_WORK INSTRUCTIONS_. Below are the records; copy each line in them that holds the word "React".

_ROWS_.
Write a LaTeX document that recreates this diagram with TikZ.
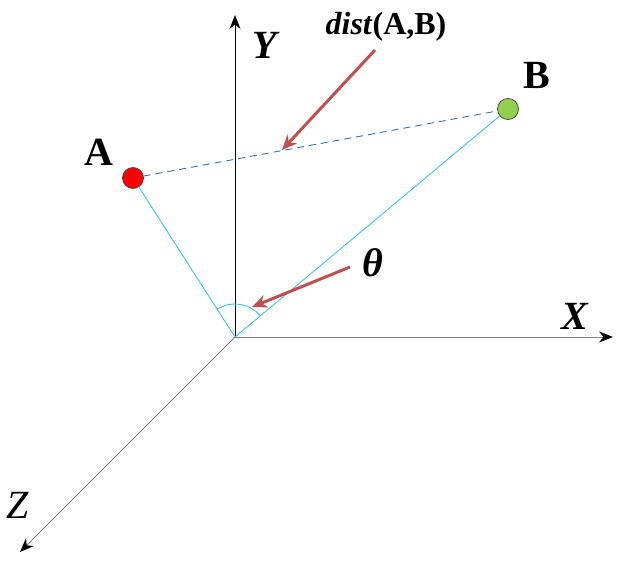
\documentclass[tikz,border=0pt]{standalone}
\usepackage{fontspec}
\setmainfont{Liberation Serif}
\usetikzlibrary{arrows.meta}

\definecolor{ptrred}{HTML}{C0504D}
\definecolor{legblue}{HTML}{3EC3F2}
\definecolor{dashblue}{HTML}{2E75B6}
\definecolor{ballgreen}{HTML}{92D050}
\newcommand\biglbl{\fontsize{40}{44}\selectfont}
\newcommand\distlbl{\fontsize{32}{36}\selectfont}

\tikzset{
	axis/.style={-{Stealth[length=14pt,width=11pt,color=black]}, line width=1pt},
	ptr/.style={-{Stealth[length=15pt,width=13pt]}, line width=3pt, draw=ptrred},
	ball/.style={circle, draw=black!70, line width=0.8pt, minimum size=21pt, inner sep=0pt},
	leg/.style={draw=legblue, line width=0.9pt},
}

\begin{document}
\begin{tikzpicture}[x=1pt,y=-1pt]
		\useasboundingbox (0,0) rectangle (629,570);
		% axes
		\coordinate (O) at (235,337);
		\coordinate (Ytip) at (235,15);
		\coordinate (Xtip) at (613,337);
		\coordinate (Ztip) at (20,552);
		\draw[axis, black] (O) -- (Ytip);
		\draw[axis, gray] (O) -- (Xtip);
		\draw[axis, gray] (O) -- (Ztip);
		\node (ylbl) at (265,45) {\biglbl\bfseries\itshape Y};
		\node (xlbl) at (575,316) {\biglbl\bfseries\itshape X};
		\node (zlbl) at (18,505) {\biglbl\itshape Z};
		% points
		\node[ball, fill=red] (A) at (133,178) {};
		\node[ball, fill=ballgreen] (B) at (508,109) {};
		\node (albl) at (99,152) {\biglbl\bfseries A};
		\node (blbl) at (537,75) {\biglbl\bfseries B};
		\draw[leg] (O) -- (A);
		\draw[leg] (O) -- (B);
		\draw[dashed, dashblue, line width=0.9pt, dash pattern=on 7pt off 5pt] (A) -- (B);
		\draw[leg] ([shift={(-122.7:33)}]O) arc[start angle=-122.7, end angle=-39.9, radius=33];
		% pointers
		\node (dlbl) at (386,27) {\distlbl\bfseries\textit{dist}(A,B)};
		\coordinate (dfrom) at (375,50);
		\coordinate (dto) at (282,150);
		\draw[ptr] (dfrom) -- (dto);
		\node (tlbl) at (373,263) {\biglbl\bfseries\itshape θ};
		\coordinate (tfrom) at (350,267);
		\coordinate (tto) at (252,307);
		\draw[ptr] (tfrom) -- (tto);
\end{tikzpicture}
\end{document}
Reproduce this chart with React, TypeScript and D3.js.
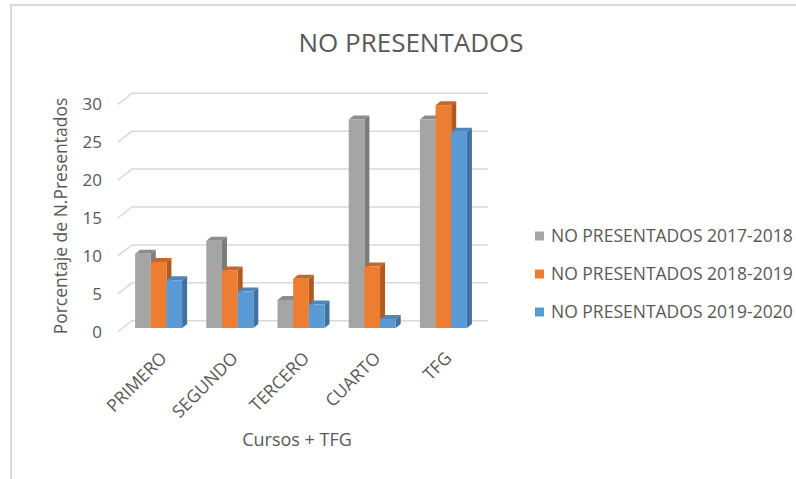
import React from 'react';
import * as d3 from 'd3';

const categories = ['PRIMERO', 'SEGUNDO', 'TERCERO', 'CUARTO', 'TFG'];
const seriesNames = ['NO PRESENTADOS 2017-2018', 'NO PRESENTADOS 2018-2019', 'NO PRESENTADOS 2019-2020'];
const values1718 = [9.8, 11.5, 3.7, 27.5, 27.5];
const values1819 = [8.7, 7.6, 6.5, 8.1, 29.4];
const values1920 = [6.3, 4.8, 3.1, 1.2, 25.9];
const yTicks = [0, 5, 10, 15, 20, 25, 30];

const colors = ['#a5a5a5', '#ed7d31', '#5b9bd5'];
const sideColors = ['#7b7b7b', '#ae5a21', '#41719c'];
const topColors = ['#8c8c8c', '#c5662a', '#4d86bb'];

const font = '"Open Sans", sans-serif';
const textColor = '#595959';
const gridColor = '#d9d9d9';

// 3D floor: back wall sits up-right of the front edge
const depthX = 14;
const depthY = 11;
// offset of bar front faces from the back wall
const barShiftX = -9;
const barShiftY = 7.3;
// bar thickness
const barDx = 5;
const barDy = -4;

export default function App() {
  const width = 796;
  const height = 479;
  const series = [values1718, values1819, values1920];

  const wallLeft = 132;
  const wallRight = 488;

  const x = d3.scaleBand<string>()
    .domain(categories)
    .range([wallLeft + barShiftX, wallRight + barShiftX])
    .paddingInner(0.34)
    .paddingOuter(0.17);

  const xs = d3.scaleBand<number>()
    .domain(d3.range(series.length))
    .range([0, x.bandwidth()]);

  // value scale for the bar front faces
  const y = d3.scaleLinear().domain([0, 30]).range([328, 100.6]);
  const yBack = (v: number) => y(v) - barShiftY;
  const yFront = (v: number) => yBack(v) + depthY;

  return (
    <svg width={width} height={height} style={{ position: 'absolute', left: 0, top: 0, background: '#fff' }}>
      <rect x={11} y={5} width={820} height={520} fill="none" stroke={gridColor} strokeWidth={2} />

      <text x={411} y={52} textAnchor="middle" fontFamily={font} fontSize={26} fill={textColor}>
        NO PRESENTADOS
      </text>

      {/* grid */}
      <g fill="none" stroke={gridColor} strokeWidth={1.5}>
        {yTicks.map(t => (
          <polyline
            key={t}
            points={`${wallLeft - depthX},${yFront(t)} ${wallLeft},${yBack(t)} ${wallRight},${yBack(t)}`}
          />
        ))}
      </g>

      {/* y tick labels */}
      <g fontFamily={font} fontSize={17} fill={textColor} textAnchor="end">
        {yTicks.map(t => (
          <text key={t} x={102} y={yFront(t)} dy="0.35em">{t}</text>
        ))}
      </g>

      <text
        transform={`translate(67,${(yFront(0) + yFront(30)) / 2 - 2}) rotate(-90)`}
        textAnchor="middle"
        fontFamily={font}
        fontSize={17.5}
        fill={textColor}
      >
        Porcentaje de N.Presentados
      </text>

      {/* bars */}
      <g>
        {categories.map((c, ci) => (
          <g key={c}>
            {series.map((vals, si) => {
              const bx = (x(c) as number) + (xs(si) as number);
              const bw = xs.bandwidth();
              const top = y(vals[ci]);
              const base = y(0);
              return (
                <g key={si}>
                  <polygon
                    points={`${bx + bw},${top} ${bx + bw + barDx},${top + barDy} ${bx + bw + barDx},${base + barDy} ${bx + bw},${base}`}
                    fill={sideColors[si]}
                  />
                  <polygon
                    points={`${bx},${top} ${bx + barDx},${top + barDy} ${bx + bw + barDx},${top + barDy} ${bx + bw},${top}`}
                    fill={topColors[si]}
                  />
                  <rect x={bx} y={top} width={bw} height={base - top} fill={colors[si]} />
                </g>
              );
            })}
          </g>
        ))}
      </g>

      {/* x labels */}
      <g fontFamily={font} fontSize={17.5} fill={textColor} textAnchor="end">
        {categories.map(c => {
          const cx = (x(c) as number) + x.bandwidth() / 2 + 5;
          return (
            <text key={c} transform={`translate(${cx},${355}) rotate(-45)`} dy="0.35em">{c}</text>
          );
        })}
      </g>

      <text x={297} y={446} textAnchor="middle" fontFamily={font} fontSize={18} fill={textColor}>
        Cursos + TFG
      </text>

      {/* legend */}
      <g fontFamily={font} fontSize={17.5} fill={textColor}>
        {seriesNames.map((n, i) => (
          <g key={n} transform={`translate(535,${236 + i * 38})`}>
            <rect x={0} y={-4.5} width={9} height={9} fill={colors[i]} />
            <text x={16} y={0} dy="0.35em">{n}</text>
          </g>
        ))}
      </g>
    </svg>
  );
}
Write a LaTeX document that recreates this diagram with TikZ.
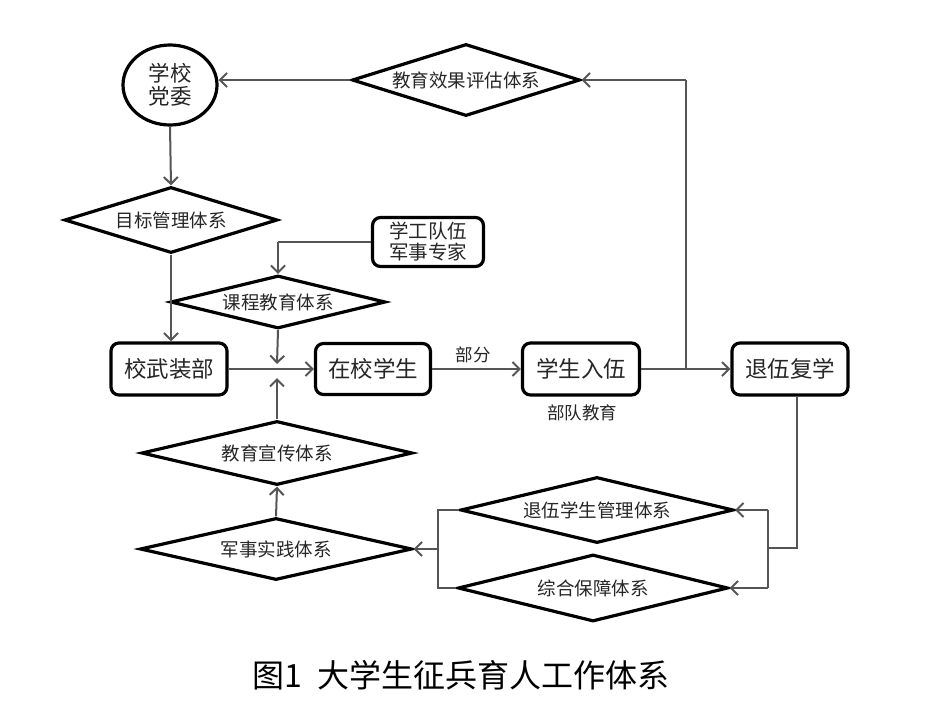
\documentclass[tikz,border=0pt]{standalone}
\usepackage{fontspec}
\newfontfamily\cjk{Noto Sans CJK SC}
\usetikzlibrary{shapes.geometric,arrows.meta,calc}
\definecolor{lineg}{HTML}{555555}
\definecolor{textg}{HTML}{262626}
\begin{document}
\begin{tikzpicture}[x=1pt,y=-1pt,
  conn/.style={draw=lineg,line width=2pt},
  arr/.style={conn,-{Straight Barb[length=7pt,width=14pt]}},
  dia/.style={diamond,draw=black,line width=3.2pt,inner sep=0pt,text=textg,font=\cjk\fontsize{18.5}{20}\selectfont},
  box/.style={rectangle,rounded corners=8pt,draw=black,line width=3.2pt,inner sep=0pt,text=textg,font=\cjk\fontsize{22.5}{24}\selectfont},
  lbl/.style={text=textg,font=\cjk\fontsize{17.5}{20}\selectfont}
]
\useasboundingbox[fill=white] (0,0) rectangle (932,721);

% nodes
\node[ellipse,draw=black,line width=3.2pt,minimum width=94pt,minimum height=80pt,inner sep=0pt,align=center,text=textg,font=\cjk\fontsize{21.5}{23}\selectfont] (party) at (170,85) {学校\\党委};
\node[dia,aspect=3.17,minimum width=228pt,minimum height=72pt] (eval) at (466,80) {教育效果评估体系};
\node[dia,aspect=3.23,minimum width=213pt,minimum height=66pt] (goal) at (171,220) {目标管理体系};
\node[box,minimum width=111pt,minimum height=49pt,align=center,font=\cjk\fontsize{19.5}{21}\selectfont] (staff) at (428,242) {学工队伍\\军事专家};
\node[dia,aspect=4.06,minimum width=215pt,minimum height=53pt] (course) at (278,302) {课程教育体系};
\node[box,minimum width=116pt,minimum height=52pt] (armed) at (169,369) {校武装部};
\node[box,minimum width=115pt,minimum height=51pt] (stud) at (373,369) {在校学生};
\node[box,minimum width=117pt,minimum height=52pt] (enlist) at (581,369) {学生入伍};
\node[box,minimum width=116pt,minimum height=52pt] (retire) at (790,369) {退伍复学};
\node[dia,aspect=4.23,minimum width=271pt,minimum height=64pt] (publicity) at (277,453) {教育宣传体系};
\node[dia,aspect=4.39,minimum width=272pt,minimum height=62pt] (practice) at (276,549) {军事实践体系};
\node[dia,aspect=4.14,minimum width=273pt,minimum height=66pt] (retmgmt) at (597,510) {退伍学生管理体系};
\node[dia,aspect=4.03,minimum width=270pt,minimum height=67pt] (support) at (593,588) {综合保障体系};
\node[lbl] (part) at (473,355) {部分};
\node[lbl] (troop) at (582,413) {部队教育};
\node[text=black,font=\cjk\fontsize{32}{34}\selectfont] (caption) at (461,675) {图1\hspace{16pt}大学生征兵育人工作体系};

% helper coordinates
\coordinate (J) at (277,369);
\coordinate (B) at (686,369);
\coordinate (Btop) at (686,80);
\coordinate (Rdown) at ($(retire.south)+(7,0)$);
\coordinate (Rbend) at (797,548);
\coordinate (Rjoin) at (768,548);
\coordinate (Rtop) at (768,510);
\coordinate (Rbot) at (768,588);
\coordinate (Ltop) at (438,510);
\coordinate (Lbot) at (438,588);
\coordinate (Lmid) at (438,549);
\coordinate (Sbend) at (278,242);

% connectors
\draw[arr] (eval.west) -- (eval.west -| party.east);
\draw[arr] (party.south) -- (goal.north);
\draw[arr] (goal.south) -- (goal.south |- armed.north);
\draw[conn] (staff.west) -- (Sbend);
\draw[arr] (Sbend) -- (course.north);
\draw[arr] (course.south) -- ($(J)+(0,-5)$);
\draw[arr] (publicity.north) -- ($(J)+(0,9)$);
\draw[arr] (practice.north) -- (publicity.south);
\draw[arr] (armed.east) -- (stud.west);
\draw[arr] (stud.east) -- (enlist.west);
\draw[arr] (enlist.east) -- (retire.west);
\draw[conn] (B) -- (Btop);
\draw[arr] (Btop) -- (eval.east);
\draw[conn] (Rdown) -- (Rbend) -- (Rjoin);
\draw[conn] (Rtop) -- (Rbot);
\draw[arr] (Rtop) -- (retmgmt.east);
\draw[arr] (Rbot) -- (support.east);
\draw[conn] (retmgmt.west) -- (Ltop) -- (Lbot) -- (support.west);
\draw[arr] (Lmid) -- (practice.east);
\end{tikzpicture}
\end{document}
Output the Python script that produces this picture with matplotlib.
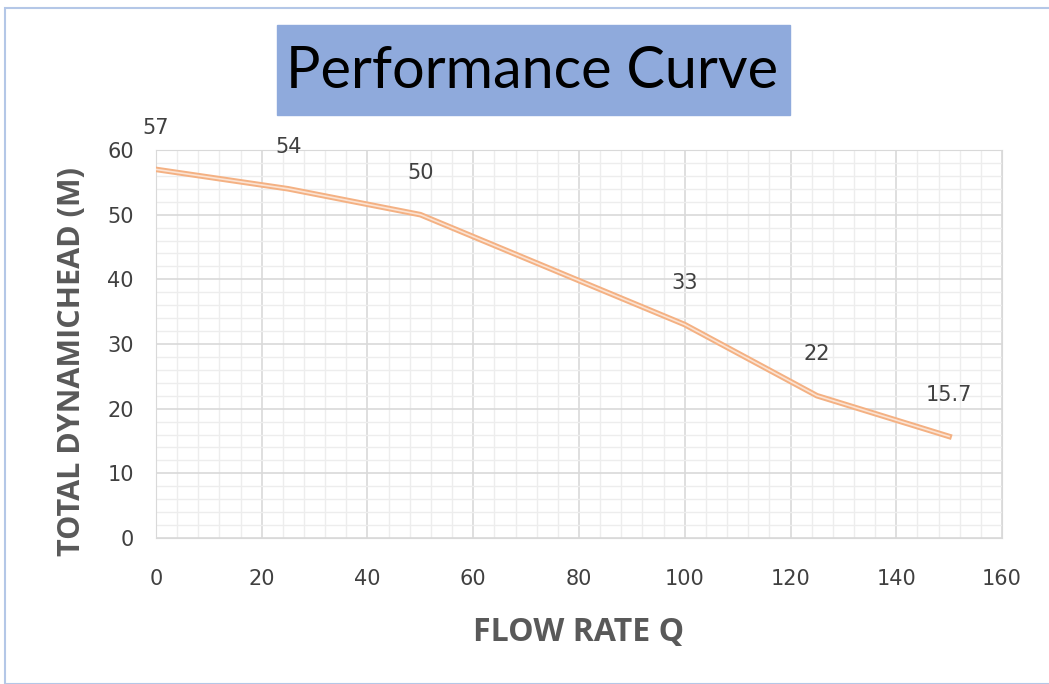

_REPLY_.
Reproduce this chart with React, TypeScript and D3.js.
import React from 'react';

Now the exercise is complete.